Do you have any advice for aspiring female directors?
It’s never easy for any director to set up a project. But for female directors, the odds are greatly stacked against you. The Sundance Film Institute and Women In Film did a comprehensive study on women filmmakers and found that the average time between movies for female directors was seven years. For male directors, it’s one year. I don’t let the facts discourage me. My attitude has always been, ‘Do it anyway.’ I do sometimes lose patience with an industry that seems at times to deliberately overlook talented people who aren’t male or Caucasian. But social media has given women more of a public voice and more female filmmakers have recently begun speaking out about discrimination. As a result, I do see a slight shift going on. I’ll feel that Hollywood has moved into the 21st century when it is standard for every list of potential filmmakers to be an equal mix of men and women for all types of films.
What do you appreciate about the Hamptons International Film Festival?
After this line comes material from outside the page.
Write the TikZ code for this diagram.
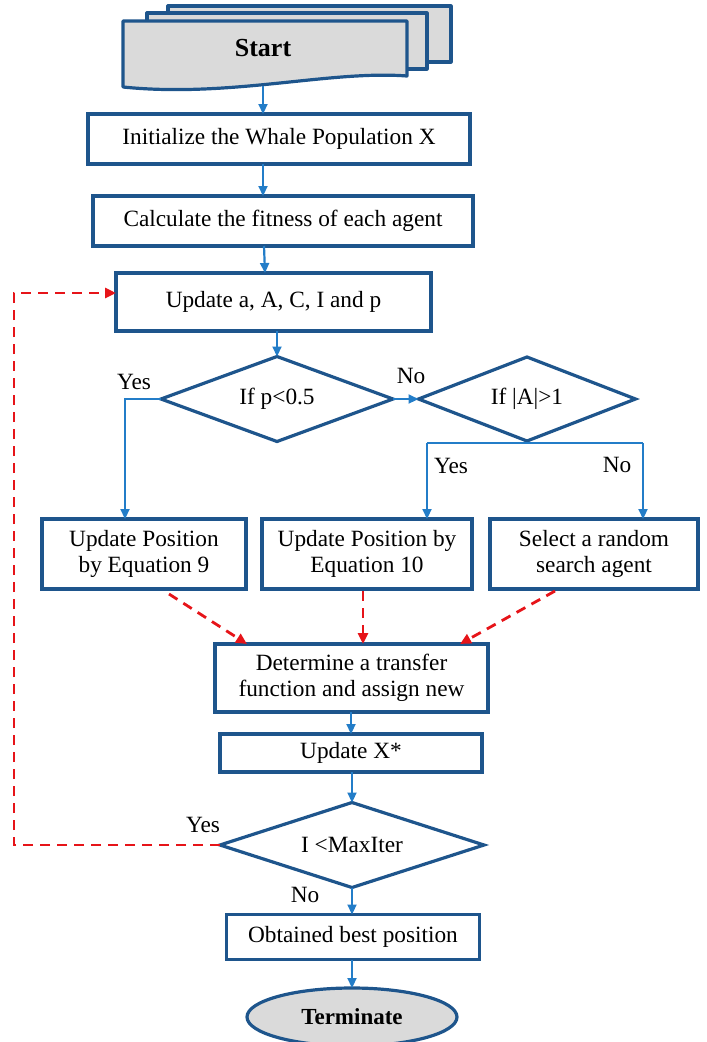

I’ve heard plenty of wonderful things about the festival from my daughters, who reside in New York. One of our producers, Wendy Federman, has a home in East Hampton so she has also tantalized me with descriptions of the festival. It sounds perfect in terms of its size, and also its programming. I find I enjoy myself much more at intimate festivals, where word of mouth travels quickly, so I hear about movies directly from other people who love film.